La ausencia de luz, la oscuridad o las tinieblas se asocian con el nivel primigenio, subterráneo y acuático del cosmos, el cual, en un proceso de inversión se análoga con la bóveda celeste nocturna; desde esta conceptualización, la coloración negra se impregna de valores sobrenaturales.
En el panteón mexica algunos dioses tenían el cuerpo pintado de ese cromatismo, como Ixtlilton, Nepatecutli, Quetzalcóatl, Tláloc y Tecaztlipoca. Acerca del culto al último, Guilhem Olivier asocia el acto de cubrirse el cuerpo de hollín o de pintura negra como una penitencia para reverenciar y establecer contacto con el dios. El hollín o carbón era una tinta sacada de los residuos de la combustión de maderas; Danièle Dehouve identifica el negro de carbón entre los atributos de Tláloc, no sólo por su apariencia también por su producción misma, pues evocaba el humo del fuego, pero también la neblina y las nubes cuya creación era propia de Tláloc, como deidad de lo acuático.

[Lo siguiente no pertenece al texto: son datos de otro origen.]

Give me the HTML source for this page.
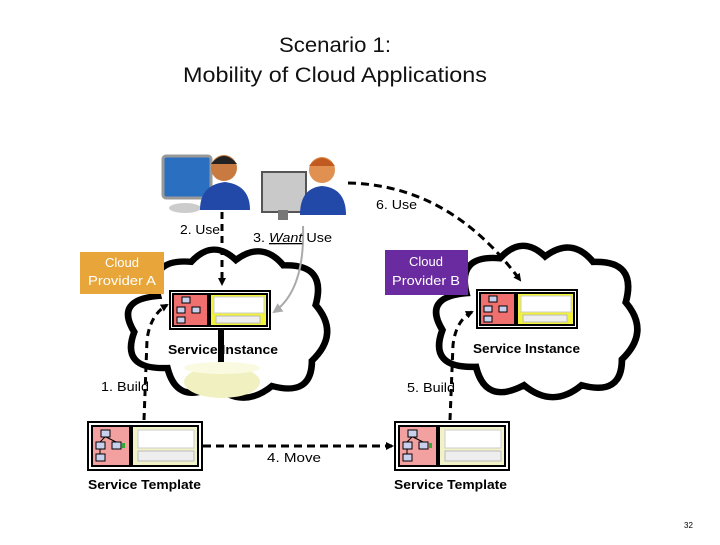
<!DOCTYPE html>
<html><head><meta charset="utf-8"><style>
body{margin:0;background:#fff;width:720px;height:540px;overflow:hidden;font-family:"Liberation Sans",sans-serif}
</style></head><body>
<svg width="720" height="540" viewBox="0 0 720 540" xmlns="http://www.w3.org/2000/svg">
<defs>
<marker id="ah" markerWidth="8" markerHeight="8" refX="6" refY="4" orient="auto" markerUnits="userSpaceOnUse"><path d="M0,0 L8,4 L0,8 Z" fill="#000"/></marker>
<marker id="ahg" markerWidth="10" markerHeight="10" refX="8" refY="5" orient="auto" markerUnits="userSpaceOnUse"><path d="M0,0 L10,5 L0,10 Z" fill="#aaa"/></marker>
<g id="cloud"><path d="M40,60 Q30,18 75,22 Q98,-4 122,20 Q150,-2 172,26 Q218,24 206,70 Q232,102 202,132 Q202,172 160,160 Q130,186 100,160 Q60,182 50,140 Q0,142 15,100 Q-6,64 40,60 Z" fill="#fff" stroke="#000" stroke-width="7"/></g>
<g id="tmpl">
<rect x="0" y="0" width="114" height="48" fill="#fff" stroke="#000" stroke-width="2"/>
<rect x="4" y="4" width="38" height="40" fill="#f3a0a0" stroke="#000" stroke-width="2"/>
<rect x="44" y="4" width="66" height="40" fill="#f2f2c8" stroke="#000" stroke-width="2"/>
<rect x="50" y="8" width="56" height="18" fill="#fff" stroke="#ccc"/>
<rect x="50" y="29" width="56" height="10" fill="#eee" stroke="#bbb"/>
<rect x="13" y="8" width="9" height="7" fill="#c8d0ee" stroke="#000"/>
<rect x="8" y="20" width="9" height="7" fill="#c8d0ee" stroke="#000"/>
<rect x="24" y="20" width="9" height="7" fill="#c8d0ee" stroke="#000"/>
<rect x="8" y="32" width="9" height="7" fill="#c8d0ee" stroke="#000"/>
<path d="M17,15 L12,20 M18,15 L28,20 M12,27 L12,32" stroke="#000"/>
<rect x="34" y="21" width="3" height="5" fill="#3a3"/>
</g>
<g id="inst">
<rect x="0" y="0" width="100" height="38" fill="#fff" stroke="#000" stroke-width="2"/>
<rect x="3" y="3" width="35" height="32" fill="#f07070" stroke="#000" stroke-width="2"/>
<rect x="40" y="3" width="57" height="32" fill="#f2f23a" stroke="#000" stroke-width="2"/>
<rect x="44" y="6" width="50" height="16" fill="#fff" stroke="#ccc"/>
<rect x="46" y="25" width="44" height="7" fill="#eee" stroke="#bbb"/>
<rect x="12" y="6" width="8" height="6" fill="#c8d0ee" stroke="#000"/>
<rect x="7" y="16" width="8" height="6" fill="#c8d0ee" stroke="#000"/>
<rect x="22" y="16" width="8" height="6" fill="#c8d0ee" stroke="#000"/>
<rect x="7" y="26" width="8" height="6" fill="#c8d0ee" stroke="#000"/>
</g>
</defs>

<text x="279" y="52" font-size="21" textLength="112" lengthAdjust="spacingAndGlyphs" fill="#111">Scenario 1:</text>
<text x="183" y="82" font-size="21" textLength="304" lengthAdjust="spacingAndGlyphs" fill="#111">Mobility of Cloud Applications</text>

<use href="#cloud" transform="translate(120,242) scale(0.95,0.9)"/>
<use href="#cloud" transform="translate(428,238) scale(0.96,0.92)"/>

<path d="M348,183 Q450,185 520,280" fill="none" stroke="#000" stroke-width="3" stroke-dasharray="8,5" marker-end="url(#ah)"/>
<text x="376" y="209" font-size="13" textLength="41" lengthAdjust="spacingAndGlyphs">6. Use</text>

<g>
<rect x="163" y="156" width="48" height="42" rx="3" fill="#2a6fc0" stroke="#999" stroke-width="3"/>
<ellipse cx="185" cy="208" rx="16" ry="5" fill="#ccc"/>
<path d="M200,210 Q200,185 225,182 Q250,185 250,210 Z" fill="#2248a8"/>
<circle cx="224" cy="168" r="13" fill="#c87a40"/>
<path d="M211,164 Q224,148 237,164 Z" fill="#222"/>
</g>
<g>
<rect x="262" y="172" width="44" height="40" fill="#c9c9c9" stroke="#555" stroke-width="2"/>
<rect x="278" y="210" width="10" height="10" fill="#777"/>
<path d="M300,215 Q300,188 322,186 Q346,188 346,215 Z" fill="#2248a8"/>
<circle cx="322" cy="170" r="13" fill="#e09050"/>
<path d="M309,166 Q322,150 335,166 Z" fill="#c05a20"/>
</g>

<rect x="80" y="252" width="84" height="42" fill="#e8a53a"/>
<text x="122" y="267" font-size="13" fill="#fff" text-anchor="middle">Cloud</text>
<text x="88" y="285" font-size="13" fill="#fff" textLength="68" lengthAdjust="spacingAndGlyphs">Provider A</text>
<rect x="385" y="250" width="83" height="45" fill="#6a2aa0"/>
<text x="426" y="266" font-size="13" fill="#fff" text-anchor="middle">Cloud</text>
<text x="392" y="285" font-size="13" fill="#fff" textLength="68" lengthAdjust="spacingAndGlyphs">Provider B</text>

<path d="M222,212 L222,284" stroke="#000" stroke-width="3" stroke-dasharray="7,5" marker-end="url(#ah)"/>
<text x="180" y="234" font-size="13" textLength="40" lengthAdjust="spacingAndGlyphs">2. Use</text>
<path d="M303,226 Q305,290 274,312" fill="none" stroke="#aaa" stroke-width="2" marker-end="url(#ahg)"/>
<text x="253" y="242" font-size="13" textLength="79" lengthAdjust="spacingAndGlyphs">3. <tspan font-style="italic" text-decoration="underline">Want</tspan> Use</text>

<use href="#inst" x="170" y="291"/>
<use href="#inst" x="477" y="290"/>
<rect x="218" y="330" width="6" height="40" fill="#000"/>
<text x="168" y="354" font-size="13" font-weight="bold" textLength="110" lengthAdjust="spacingAndGlyphs">Service Instance</text>
<text x="473" y="353" font-size="13" font-weight="bold" textLength="107" lengthAdjust="spacingAndGlyphs">Service Instance</text>
<ellipse cx="222" cy="382" rx="38" ry="16" fill="#f0f0c0"/>
<ellipse cx="222" cy="368" rx="38" ry="6" fill="#fafae0"/>

<path d="M144,420 L147,340 Q150,315 167,305" fill="none" stroke="#000" stroke-width="3" stroke-dasharray="7,5" marker-end="url(#ah)"/>
<text x="101" y="391" font-size="13" textLength="48" lengthAdjust="spacingAndGlyphs">1. Build</text>
<path d="M450,420 L453,345 Q456,320 472,312" fill="none" stroke="#000" stroke-width="3" stroke-dasharray="7,5" marker-end="url(#ah)"/>
<text x="407" y="392" font-size="13" textLength="48" lengthAdjust="spacingAndGlyphs">5. Build</text>

<use href="#tmpl" x="88" y="422"/>
<use href="#tmpl" x="395" y="422"/>
<path d="M203,446 L392,446" stroke="#000" stroke-width="3" stroke-dasharray="8,5" marker-end="url(#ah)"/>
<text x="267" y="462" font-size="13" textLength="54" lengthAdjust="spacingAndGlyphs">4. Move</text>
<text x="88" y="489" font-size="13" font-weight="bold" textLength="113" lengthAdjust="spacingAndGlyphs">Service Template</text>
<text x="394" y="489" font-size="13" font-weight="bold" textLength="113" lengthAdjust="spacingAndGlyphs">Service Template</text>
<text x="684" y="528" font-size="8">32</text>
</svg>
</body></html>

Aunque el ámbito cultural Mezcala sea más temprano y de diferente identidad étnica y lingüística, desde el principio aglutinador de la historia y cosmovisión mesoamericanas, construidas colectivamente a lo largo de su milenaria temporalidad, podemos suponer un uso ritual de la máscara antropomorfa negra, que la persona portadora se transformaría en alguna entidad sacra, en su ixiptla o personificador, y que el rostro negro sería uno de sus atributos y vehículos de agencia principales.